Thanks, Linda. And again, welcome, everyone, to today's event with the RAND Center for Middle East Public Policy. I'm Ryan Haberman, a policy analyst at RAND and special projects coordinator for the Center for Middle East Public Policy. We're excited to be joined this afternoon by Michael Gordon, along with several Middle East experts, to discuss Michael's new book.

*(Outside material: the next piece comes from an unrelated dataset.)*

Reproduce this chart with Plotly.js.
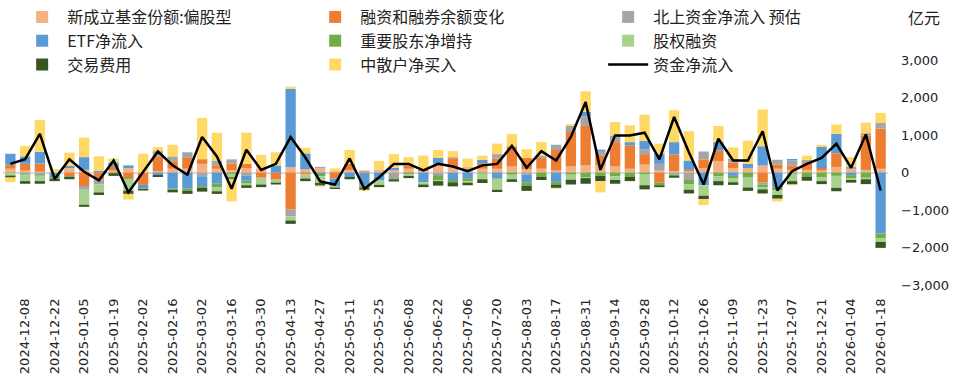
<!DOCTYPE html>
<html><head><meta charset="utf-8">
<script src="https://cdn.plot.ly/plotly-3.0.1.min.js"></script>
<style>html,body{margin:0;padding:0;background:#fff}#chart{width:956px;height:383px}</style>
</head><body><div id="chart"></div>
<script>
const dates = ["2024-12-01","2024-12-08","2024-12-15","2024-12-22","2024-12-29",
"2025-01-05","2025-01-12","2025-01-19","2025-01-26","2025-02-02","2025-02-09","2025-02-16","2025-02-23",
"2025-03-02","2025-03-09","2025-03-16","2025-03-23","2025-03-30","2025-04-06","2025-04-13","2025-04-20","2025-04-27",
"2025-05-04","2025-05-11","2025-05-18","2025-05-25","2025-06-01","2025-06-08","2025-06-15","2025-06-22","2025-06-29",
"2025-07-06","2025-07-13","2025-07-20","2025-07-27","2025-08-03","2025-08-10","2025-08-17","2025-08-24","2025-08-31",
"2025-09-07","2025-09-14","2025-09-21","2025-09-28","2025-10-05","2025-10-12","2025-10-19","2025-10-26",
"2025-11-02","2025-11-09","2025-11-16","2025-11-23","2025-11-30","2025-12-07","2025-12-14","2025-12-21","2025-12-28",
"2026-01-04","2026-01-11","2026-01-18"];
const tickLabels = ["2024-12-08","2024-12-22","2025-01-05","2025-01-19","2025-02-02","2025-02-16","2025-03-02","2025-03-16",
"2025-03-30","2025-04-13","2025-04-27","2025-05-11","2025-05-25","2025-06-08","2025-06-22","2025-07-06","2025-07-20",
"2025-08-03","2025-08-17","2025-08-31","2025-09-14","2025-09-28","2025-10-12","2025-10-26","2025-11-09","2025-11-23",
"2025-12-07","2025-12-21","2026-01-04","2026-01-18"];

const newFunds = [100,50,20,0,120,70,0,50,120,0,40,100,100,230,100,60,120,100,0,140,90,120,50,60,20,80,60,100,40,230,
140,120,100,100,160,90,100,50,160,190,190,160,100,210,50,35,30,120,300,120,120,190,100,70,70,50,140,90,70,100];
const margin = [110,180,220,0,-100,-360,-180,100,-150,-330,380,200,290,125,90,180,110,-140,-190,-990,-50,0,-160,170,30,0,0,90,40,0,
240,0,150,270,540,300,290,550,920,1070,270,650,620,280,-270,445,40,230,290,150,0,-260,110,120,180,70,370,0,920,1070];
const northbound = [0,-50,-70,0,0,-100,-140,0,0,0,150,130,150,-100,130,110,-90,0,0,-180,0,30,0,0,0,0,-150,0,0,-70,
30,20,0,120,0,-50,60,140,170,240,115,180,0,130,180,-50,-200,210,0,90,0,-60,130,130,90,0,0,70,60,150];
const etf = [290,200,310,-120,60,340,40,120,70,-90,-60,-430,-430,-260,-300,0,-130,0,190,2090,420,-40,-200,-120,-350,-200,70,0,-260,160,
-200,-150,90,-160,0,-210,0,-250,0,115,35,0,90,220,270,330,250,-340,220,-90,110,510,-410,40,0,570,520,-70,0,-1630];
const holders = [-20,-20,-20,-50,-10,0,0,-20,-40,-20,0,-30,-60,-50,-100,-50,-60,0,0,0,0,-60,0,0,-60,0,-30,-50,0,-140,
-60,-80,-30,-30,-60,-90,-110,-70,-60,-120,-90,-100,-120,-40,-70,-30,-120,0,-100,-70,-120,-70,-60,-30,-120,-120,-90,-80,-140,-130];
const equityFin = [-60,-160,-140,0,0,-400,-210,0,-300,0,0,0,0,0,-100,-80,-60,-180,-80,-110,-110,-180,-40,0,0,-130,0,-40,-60,-20,
0,-40,-150,-270,-120,0,0,0,-130,-30,0,-100,0,-300,0,0,-140,-280,-130,-100,-280,-60,-130,-200,0,-110,-320,-50,-40,-90];
const fees = [-55,-70,-70,-60,-70,-55,-70,-70,-80,-40,-60,-70,-80,-100,-70,-40,-70,-70,-50,-90,-70,-70,-40,-60,-50,-60,-60,-60,-70,-120,
-110,-70,-100,-60,-70,-140,-90,-90,-130,-150,-140,-100,-110,-110,-50,-60,-100,-90,-110,-70,-90,-110,-100,-90,-100,-80,-90,-70,-130,-160];
const retail = [-120,280,850,90,350,520,390,100,-150,500,110,310,0,1100,740,-600,830,370,350,60,150,-30,60,370,-30,230,360,220,370,210,
160,230,110,280,330,230,360,-20,40,550,-300,355,450,700,270,850,780,-160,430,310,620,980,-70,-20,110,50,250,250,280,270];
const netFlow = [230,355,1030,-170,355,20,-210,320,-530,0,560,190,-60,945,430,-435,605,70,230,945,400,-240,-320,375,-435,-125,230,230,55,230,
160,35,190,230,710,125,570,320,950,1880,70,990,990,1060,350,1480,540,-320,900,320,320,1100,-480,35,230,390,765,125,1015,-480];

const barSeries = [
  {name:"新成立基金份额:偏股型", y:newFunds, color:"#F4B183"},
  {name:"融资和融券余额变化", y:margin, color:"#ED7D31"},
  {name:"北上资金净流入 预估", y:northbound, color:"#A5A5A5"},
  {name:"ETF净流入", y:etf, color:"#5B9BD5"},
  {name:"重要股东净增持", y:holders, color:"#70AD47"},
  {name:"股权融资", y:equityFin, color:"#A9D18E"},
  {name:"交易费用", y:fees, color:"#375623"},
  {name:"中散户净买入", y:retail, color:"#FFD966"}
];
const traces = barSeries.map(s => ({type:"bar", name:s.name, x:dates, y:s.y,
  marker:{color:s.color, line:{width:0}}, hoverinfo:"x+y+name"}));
traces.push({type:"scatter", mode:"lines", name:"资金净流入", x:dates, y:netFlow,
  line:{color:"#000000", width:2.5}});

const layout = {
  width:956, height:383,
  margin:{l:3, r:68, t:60, b:98, autoexpand:false},
  paper_bgcolor:"#ffffff", plot_bgcolor:"#ffffff",
  barmode:"relative", bargap:0.3,
  font:{family:"DejaVu Sans, sans-serif", size:13, color:"#222"},
  showlegend:true,
  legend:{orientation:"h", x:0.016, xanchor:"left", yref:"container", y:1.0, yanchor:"top",
    entrywidth:238, entrywidthmode:"pixels", traceorder:"normal",
    font:{family:"Noto Sans CJK SC, sans-serif", size:16, color:"#222"},
    itemwidth:40, tracegroupgap:0, bgcolor:"rgba(0,0,0,0)"},
  xaxis:{type:"category", tickmode:"array", tickvals:tickLabels, ticktext:tickLabels,
    tickangle:-90, ticks:"", showline:false, showgrid:false, zeroline:false,
    ticklabelstandoff:10, tickfont:{family:"DejaVu Sans, sans-serif", size:13, color:"#222"}},
  xaxis2:{overlaying:"x", anchor:"free", position:0.5, type:"linear", range:[-0.5, 59.5],
    showline:true, linecolor:"#d9d9d9", linewidth:2, ticks:"outside", ticklen:4, tickcolor:"#d9d9d9",
    tickwidth:1, tickmode:"linear", tick0:-0.5, dtick:1, showticklabels:false, showgrid:false, zeroline:false},
  yaxis:{side:"right", range:[-3000,3000], tickvals:[-3000,-2000,-1000,0,1000,2000,3000],
    tickformat:",d", showgrid:false, zeroline:true, zerolinecolor:"#d9d9d9", zerolinewidth:2,
    ticks:"", showline:false, ticklabelstandoff:12,
    tickfont:{family:"DejaVu Sans, sans-serif", size:13, color:"#222"}},
  annotations:[{text:"亿元", xref:"paper", yref:"paper", x:1.02, y:1.19, xanchor:"left", yanchor:"middle",
    showarrow:false, font:{family:"Noto Sans CJK SC, sans-serif", size:16, color:"#222"}}]
};
Plotly.newPlot("chart", traces, layout, {displayModeBar:false, staticPlot:true});
</script></body></html>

As for today's event, we'll open with an introduction by Michael to discuss his new book. And then I'll open the floor to a panel discussion between four Middle East researchers who have been involved in research surrounding the war against the Islamic State. Following that panel discussion. I'll leave some time at the end for the audience to submit questions using the Q&A function on Zoom. The Q&A feature will remain on throughout. So I invite all the everyone in the audience to please submit questions and identify yourself in that response. And I'll be compiling those questions throughout. I look forward to hearing Michael and the panelists' reactions to those questions.

So with that, I'll go ahead and introduce all of our speakers. Our special guest is Michael Gordon, national security correspondent for The Wall Street Journal. Michael was formerly chief military correspondent for The New York Times. He is co-recipient of the George Polk Award for International Reporting for work on Germany's chemical weapons sales to Libya. Throughout his career, Michael has reported from war zones in Afghanistan, Kosovo, Chechnya and Panama. Michael is coauthor of several books with Lieutenant General (Retired) Trainor. And of course, he's the author of the book "Degrade and Destroy," which was published in June 2022. The book chronicles the war against the Islamic State, with an emphasis on the frustrating quest to establish a stable and representative government in Iraq.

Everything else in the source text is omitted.